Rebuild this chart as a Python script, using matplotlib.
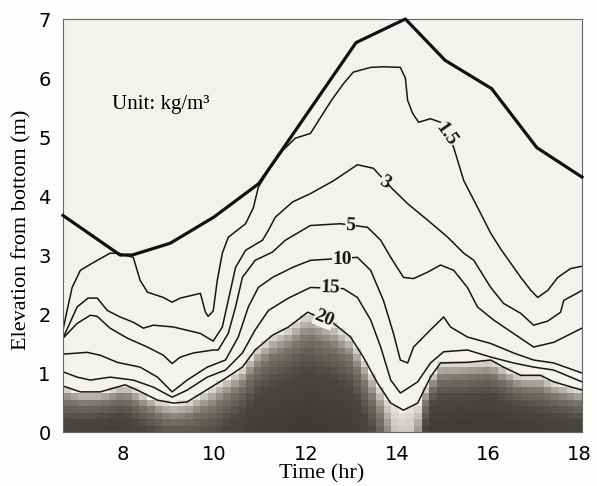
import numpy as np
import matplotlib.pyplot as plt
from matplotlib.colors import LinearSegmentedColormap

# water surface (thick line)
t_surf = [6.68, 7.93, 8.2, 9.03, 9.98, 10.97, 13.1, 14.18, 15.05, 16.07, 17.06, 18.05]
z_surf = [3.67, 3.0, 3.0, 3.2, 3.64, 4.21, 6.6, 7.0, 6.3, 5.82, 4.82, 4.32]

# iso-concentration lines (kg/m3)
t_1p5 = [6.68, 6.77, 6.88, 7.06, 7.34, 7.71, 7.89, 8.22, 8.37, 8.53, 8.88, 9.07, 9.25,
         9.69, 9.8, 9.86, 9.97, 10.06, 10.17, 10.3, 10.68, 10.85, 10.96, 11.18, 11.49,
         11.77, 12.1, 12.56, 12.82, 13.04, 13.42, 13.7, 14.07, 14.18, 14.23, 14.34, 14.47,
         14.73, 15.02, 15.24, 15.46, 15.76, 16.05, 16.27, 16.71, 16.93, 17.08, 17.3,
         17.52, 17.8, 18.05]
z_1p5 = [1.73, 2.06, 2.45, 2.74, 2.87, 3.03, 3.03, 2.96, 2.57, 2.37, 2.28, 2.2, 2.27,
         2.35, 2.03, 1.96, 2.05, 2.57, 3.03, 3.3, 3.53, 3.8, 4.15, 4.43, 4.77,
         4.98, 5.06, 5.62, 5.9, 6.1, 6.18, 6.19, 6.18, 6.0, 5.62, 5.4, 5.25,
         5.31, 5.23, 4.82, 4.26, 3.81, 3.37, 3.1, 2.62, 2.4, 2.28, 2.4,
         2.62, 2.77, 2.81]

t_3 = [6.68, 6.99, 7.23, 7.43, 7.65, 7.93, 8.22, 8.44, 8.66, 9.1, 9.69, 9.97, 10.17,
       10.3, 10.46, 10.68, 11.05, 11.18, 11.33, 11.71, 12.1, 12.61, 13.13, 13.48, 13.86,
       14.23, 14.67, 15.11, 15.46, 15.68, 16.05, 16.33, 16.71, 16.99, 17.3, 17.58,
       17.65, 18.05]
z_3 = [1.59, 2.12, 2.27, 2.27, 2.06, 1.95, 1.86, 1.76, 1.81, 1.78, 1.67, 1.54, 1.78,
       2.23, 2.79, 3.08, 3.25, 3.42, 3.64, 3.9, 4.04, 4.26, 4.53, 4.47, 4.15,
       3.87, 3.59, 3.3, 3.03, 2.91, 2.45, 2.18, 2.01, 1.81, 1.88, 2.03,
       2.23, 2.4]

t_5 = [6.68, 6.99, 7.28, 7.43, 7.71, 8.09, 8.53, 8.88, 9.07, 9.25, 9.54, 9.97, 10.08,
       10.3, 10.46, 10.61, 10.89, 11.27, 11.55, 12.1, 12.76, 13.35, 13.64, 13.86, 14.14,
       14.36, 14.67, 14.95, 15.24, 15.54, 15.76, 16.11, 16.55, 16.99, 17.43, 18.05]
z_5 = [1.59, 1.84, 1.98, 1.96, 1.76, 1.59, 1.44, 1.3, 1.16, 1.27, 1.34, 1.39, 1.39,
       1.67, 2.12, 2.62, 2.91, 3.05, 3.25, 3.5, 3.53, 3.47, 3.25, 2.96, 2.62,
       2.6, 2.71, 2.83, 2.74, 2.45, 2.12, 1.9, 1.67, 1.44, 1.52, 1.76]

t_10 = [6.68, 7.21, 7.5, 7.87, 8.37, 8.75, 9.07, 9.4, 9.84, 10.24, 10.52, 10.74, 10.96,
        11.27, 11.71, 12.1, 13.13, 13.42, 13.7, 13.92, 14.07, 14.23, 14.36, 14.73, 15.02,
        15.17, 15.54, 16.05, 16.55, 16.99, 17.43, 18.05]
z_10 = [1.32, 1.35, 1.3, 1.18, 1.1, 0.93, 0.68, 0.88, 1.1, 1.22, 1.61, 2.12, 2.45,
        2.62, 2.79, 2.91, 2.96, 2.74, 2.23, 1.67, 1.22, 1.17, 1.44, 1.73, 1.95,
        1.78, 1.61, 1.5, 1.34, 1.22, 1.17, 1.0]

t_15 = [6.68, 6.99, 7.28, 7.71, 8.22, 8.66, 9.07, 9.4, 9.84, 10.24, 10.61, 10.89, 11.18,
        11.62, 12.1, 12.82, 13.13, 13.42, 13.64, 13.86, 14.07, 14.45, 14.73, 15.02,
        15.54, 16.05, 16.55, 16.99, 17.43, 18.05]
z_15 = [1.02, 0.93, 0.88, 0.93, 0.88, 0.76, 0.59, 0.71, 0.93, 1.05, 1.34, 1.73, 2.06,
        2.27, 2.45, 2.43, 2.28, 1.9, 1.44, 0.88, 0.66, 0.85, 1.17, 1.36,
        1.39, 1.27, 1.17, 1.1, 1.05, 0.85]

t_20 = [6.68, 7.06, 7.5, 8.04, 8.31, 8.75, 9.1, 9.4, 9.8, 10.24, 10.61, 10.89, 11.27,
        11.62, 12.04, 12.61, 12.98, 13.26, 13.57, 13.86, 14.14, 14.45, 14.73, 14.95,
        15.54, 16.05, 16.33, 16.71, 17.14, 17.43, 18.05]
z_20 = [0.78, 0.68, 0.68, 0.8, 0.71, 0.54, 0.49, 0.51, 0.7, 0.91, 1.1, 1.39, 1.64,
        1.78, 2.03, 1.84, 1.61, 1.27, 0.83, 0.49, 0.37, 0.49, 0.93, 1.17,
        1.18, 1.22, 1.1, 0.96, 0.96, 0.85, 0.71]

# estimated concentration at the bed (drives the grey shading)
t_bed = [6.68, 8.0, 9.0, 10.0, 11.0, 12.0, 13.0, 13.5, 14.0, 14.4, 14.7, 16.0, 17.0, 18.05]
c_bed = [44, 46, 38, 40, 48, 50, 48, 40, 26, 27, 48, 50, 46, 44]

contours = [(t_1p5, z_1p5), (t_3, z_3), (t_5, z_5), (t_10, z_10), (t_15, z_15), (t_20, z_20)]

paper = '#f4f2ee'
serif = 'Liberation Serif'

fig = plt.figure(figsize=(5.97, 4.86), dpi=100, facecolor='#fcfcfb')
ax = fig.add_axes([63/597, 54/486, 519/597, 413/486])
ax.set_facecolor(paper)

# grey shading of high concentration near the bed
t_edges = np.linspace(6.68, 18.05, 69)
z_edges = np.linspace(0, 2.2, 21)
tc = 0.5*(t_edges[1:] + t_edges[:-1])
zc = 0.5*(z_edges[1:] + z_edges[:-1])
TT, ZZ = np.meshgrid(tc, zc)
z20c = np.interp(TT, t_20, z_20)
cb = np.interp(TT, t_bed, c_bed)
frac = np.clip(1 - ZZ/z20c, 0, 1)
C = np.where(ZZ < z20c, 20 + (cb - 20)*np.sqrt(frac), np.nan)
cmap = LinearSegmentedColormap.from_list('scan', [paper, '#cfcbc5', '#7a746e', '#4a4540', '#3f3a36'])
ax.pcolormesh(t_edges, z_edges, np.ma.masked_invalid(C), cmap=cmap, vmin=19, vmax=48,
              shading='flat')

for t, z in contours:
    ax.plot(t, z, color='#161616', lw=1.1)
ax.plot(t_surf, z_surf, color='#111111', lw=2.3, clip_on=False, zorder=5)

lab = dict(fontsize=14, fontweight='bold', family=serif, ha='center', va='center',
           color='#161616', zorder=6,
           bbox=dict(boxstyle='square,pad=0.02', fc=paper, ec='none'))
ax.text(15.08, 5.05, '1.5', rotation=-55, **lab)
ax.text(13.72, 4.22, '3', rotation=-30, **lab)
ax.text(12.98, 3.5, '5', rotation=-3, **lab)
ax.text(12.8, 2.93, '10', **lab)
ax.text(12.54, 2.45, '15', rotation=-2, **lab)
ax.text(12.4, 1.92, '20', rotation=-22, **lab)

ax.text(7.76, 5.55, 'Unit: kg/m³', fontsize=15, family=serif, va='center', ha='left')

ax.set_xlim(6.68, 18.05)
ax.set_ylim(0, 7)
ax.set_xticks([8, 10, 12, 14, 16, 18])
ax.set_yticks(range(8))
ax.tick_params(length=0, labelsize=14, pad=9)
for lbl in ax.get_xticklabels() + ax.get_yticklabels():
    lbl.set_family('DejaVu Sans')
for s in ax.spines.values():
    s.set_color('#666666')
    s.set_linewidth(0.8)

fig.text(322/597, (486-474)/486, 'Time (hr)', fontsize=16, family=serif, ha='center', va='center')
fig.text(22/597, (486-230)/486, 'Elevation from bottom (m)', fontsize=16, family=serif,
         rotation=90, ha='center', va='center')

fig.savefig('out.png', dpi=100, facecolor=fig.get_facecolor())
--- --- ---
# Goal
Repeat the lines exactly as they stand, from the opening line of the data through the line with "5.82, 4.82, 4.32]". Pictures stay out of the copy.

# Answer to the problem
Rebuild this chart as a Python script, using matplotlib.
import numpy as np
import matplotlib.pyplot as plt
from matplotlib.colors import LinearSegmentedColormap

# water surface (thick line)
t_surf = [6.68, 7.93, 8.2, 9.03, 9.98, 10.97, 13.1, 14.18, 15.05, 16.07, 17.06, 18.05]
z_surf = [3.67, 3.0, 3.0, 3.2, 3.64, 4.21, 6.6, 7.0, 6.3, 5.82, 4.82, 4.32]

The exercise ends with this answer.